Local positive extremes are often associated with Emini S&P retracing at least 1 point and majority of the time 1.5 to 2 points.
If you have access to a faster version of the Tick Index, like a custom version you construct yourself locally on your computer, it is possible to get leading signals that is 10 to 15 seconds ahead of the turn in Emini S&P. Hence it is probably the best scalping tool you would ever get.
With the regular Tick Index, the leading effect diminished to a few seconds only, so you have to pay very close attention to the tick by tick update of the index to catch the turn.
Next we have to look at the negative extremes (i.e. Tick Index daily low prints). First, they are NOT concentrated within a tight range like the positive extremes. These negative extremes do not behave like price flush lows. Intraday, they can stay at the negative extremes 2 to 3 times longer than the duration it spends in positive extremes. Negative extremes are best used as down trend triggers or confirmations.
In another words, It is okay to scalp a spike low if the negative extreme printed is not dropping below -1000 (approx.). You would know that if a certain negative extreme is holding by comparing that to the ones made earlier in the day as Tick Index has strong memory effect.
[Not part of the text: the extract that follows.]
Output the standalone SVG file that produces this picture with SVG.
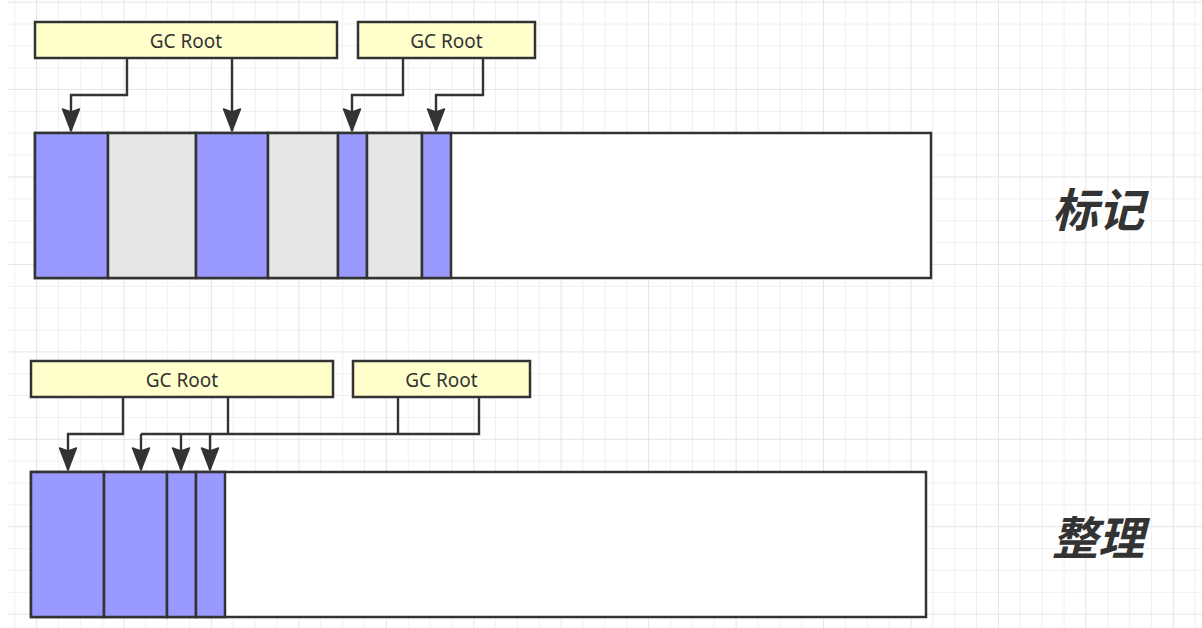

When Tick Index started to fall deep below -1000, however, it may just stay there for a bit longer, and that is enough to break the price level in Emini S&P by 5 points or more in minutes. The delicate change in the role of the Tick Index in negative extremes require the trader to pay a lot of attention to the context of the situation.
I just summarized some of the intraday behaviours above instead of throwing out tables and more tables of the statistics I’ve collected. They are not necessary for delivering the concepts. Those who are interested in gathering the details can easily reproduce the statistics yourself to confirm what I wrote.
For avid chart readers, just open your historical charts with the Tick Index loaded alongside Emini S&P. By flipping through a year or two of your intraday charts, you will be able to internalize the principles I stated above.